November 5, 2011   No Comments

Centre for World Indigenous Studies

The Center for World Indigenous Studies (CWIS) is an independent, non-profit research and education organization dedicated to wider understanding and appreciation of the ideas and knowledge of indigenous peoples and the social, economic and political realities of indigenous nations. The Center fosters better understanding between peoples through the publication and distribution of literature written and voiced by leading contributors from Fourth World Nations. One of the main goals of CWIS is to establish cooperation between nations and to democratize international relations between nations and between nations and states.

The CWIS website provides information on education programs for the First Nations (certificate program with a master degree option) in the States, including certificate programs and special institutes for the Indigenous People. CWIS also publishes a journal (Fourth World Journal) that explains world events or activities that address climate change and the environment, political change, history, education economics, social change, traditional knowledge systems and the creative arts, related to the Indigenous people and societies. The CWIS website also sells books that contain important research findings and analyses about indigenous peoples and their knowledge.

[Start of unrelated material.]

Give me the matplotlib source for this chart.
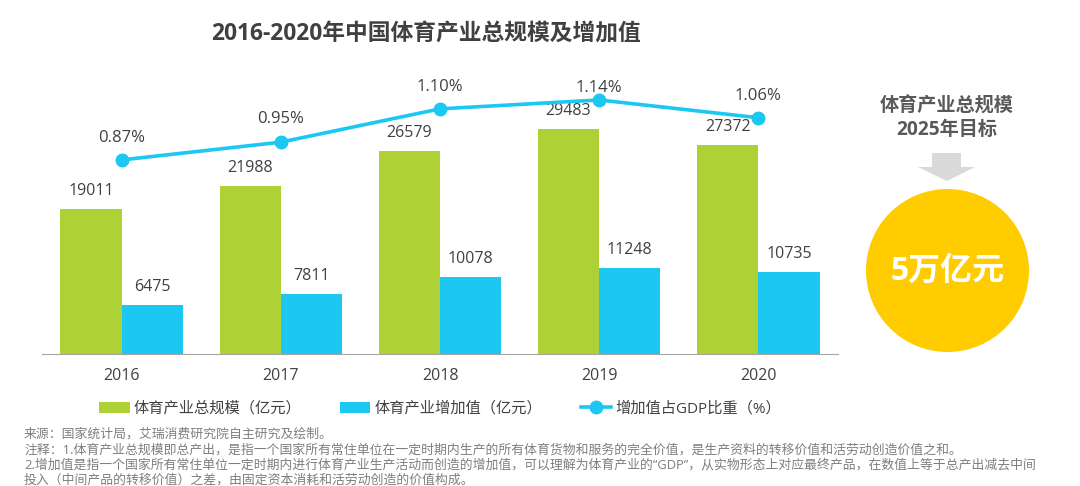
import matplotlib
matplotlib.use('Agg')
import matplotlib.pyplot as plt
from matplotlib.patches import Ellipse, Polygon, Rectangle

plt.rcParams['font.family'] = ['Open Sans', 'Noto Sans CJK SC', 'DejaVu Sans']

years = ['2016', '2017', '2018', '2019', '2020']
total = [19011, 21988, 26579, 29483, 27372]
added = [6475, 7811, 10078, 11248, 10735]
share = [0.87, 0.95, 1.10, 1.14, 1.06]
share_labels = ['0.87%', '0.95%', '1.10%', '1.14%', '1.06%']

title = '2016-2020年中国体育产业总规模及增加值'
legend_labels = ['体育产业总规模\uff08亿元\uff09', '体育产业增加值\uff08亿元\uff09', '增加值占GDP比重\uff08%\uff09']
notes = [
    '来源\uff1a国家统计局\uff0c艾瑞消费研究院自主研究及绘制。',
    '注释\uff1a1.体育产业总规模即总产出\uff0c是指一个国家所有常住单位在一定时期内生产的所有体育货物和服务的完全价值\uff0c是生产资料的转移价值和活劳动创造价值之和。',
    '2.增加值是指一个国家所有常住单位一定时期内进行体育产业生产活动而创造的增加值\uff0c可以理解为体育产业的“GDP”\uff0c从实物形态上对应最终产品\uff0c在数值上等于总产出减去中间',
    '投入\uff08中间产品的转移价值\uff09之差\uff0c由固定资本消耗和活劳动创造的价值构成。',
]

GREEN = '#AED136'
BLUE = '#1CC7F2'
TEXT = '#404040'

fig = plt.figure(figsize=(10.8, 4.86), dpi=100)

# bar area, pixel box x 42-838, y 50-354
ax = fig.add_axes([42 / 1080, 1 - 354 / 486, 796 / 1080, 304 / 486])
x = list(range(5))
w = 0.385
ax.bar([i - w / 2 for i in x], total, w, color=GREEN, label=legend_labels[0])
ax.bar([i + w / 2 for i in x], added, w, color=BLUE, label=legend_labels[1])
ax.set_xlim(-0.5, 4.5)
ax.set_ylim(0, 39835)
for s in ['top', 'left', 'right']:
    ax.spines[s].set_visible(False)
ax.spines['bottom'].set_color('#A6A6A6')
ax.set_yticks([])
ax.set_xticks(x)
ax.set_xticklabels(years, fontsize=11.5, color=TEXT)
ax.tick_params(axis='x', length=0, pad=10)

for i in x:
    ax.text(i - w / 2, total[i] + 1300, str(total[i]), ha='center', va='bottom', fontsize=11.5, color=TEXT)
    ax.text(i + w / 2, added[i] + 1300, str(added[i]), ha='center', va='bottom', fontsize=11.5, color=TEXT)

# line is on its own hidden scale
ax2 = ax.twinx()
ax2.axis('off')
ax2.set_ylim(-0.004, 1.365)
ax2.plot(x, share, color=BLUE, lw=2.6, marker='o', ms=9, label=legend_labels[2])
# the 2019 label sits closer to its point
label_gap = [10, 11, 10, 3, 10]
for i in x:
    ax2.annotate(share_labels[i], (x[i], share[i]), xytext=(0, label_gap[i]), textcoords='offset points',
                 ha='center', va='bottom', fontsize=12, color=TEXT)

fig.text(426 / 1080, 1 - 35 / 486, title, ha='center', va='center', fontsize=16.4, fontweight='bold', color=TEXT)

h1, l1 = ax.get_legend_handles_labels()
h2, l2 = ax2.get_legend_handles_labels()
fig.legend(h1 + h2, l1 + l2, loc='center', bbox_to_anchor=(440 / 1080, 1 - 409 / 486), ncol=3, frameon=False,
           fontsize=11, labelcolor=TEXT, columnspacing=2.54, handlelength=2.0, handletextpad=0.25)

# right side panel in pixel coords
bg = fig.add_axes([0, 0, 1, 1], zorder=-1)
bg.set_xlim(0, 1080)
bg.set_ylim(486, 0)
bg.axis('off')
bg.text(947, 118, '体育产业总规模\n2025年目标', ha='center', va='center', fontsize=13.8, fontweight='bold',
        color='#595959', linespacing=1.2)
bg.add_patch(Rectangle((932, 153), 29, 14, color='#D9D9D9', lw=0))
bg.add_patch(Polygon([(918, 167), (975, 167), (947, 181)], color='#D9D9D9', lw=0))
bg.add_patch(Ellipse((947.5, 270.5), 163, 163, color='#FFCC00', lw=0))
bg.text(947.5, 271, '5万亿元', ha='center', va='center', fontsize=23, fontweight='bold', color='white')

for yy, line in zip([434, 450, 465, 480], notes):
    fig.text(24 / 1080, 1 - yy / 486, line, ha='left', va='center', fontsize=9.25, color='#7F7F7F')

fig.savefig('out.png', dpi=100)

November 5, 2011   No Comments

Dare to Lead

Dare to Lead is a commonwealth funded national project with a focus on improving educational outcomes for Indigenous students. Dare to Lead began in 2000 when representatives of the four peak principals associations met at a national forum and agreed that Indigenous education would be their highest priority. It is an initiative of the profession and specifically of Principals Australia acting on behalf of its members and their associations. The Project is funded by the Australian Government with the support of the Minister for Education, Employment and Workplace Relations. In general, Dare to Lead schools commit to improving the educational outcomes of all Aboriginal and Torres Strait Islander students, and also to ensuring that all their students develop an informed understanding of Australia’s Indigenous culture.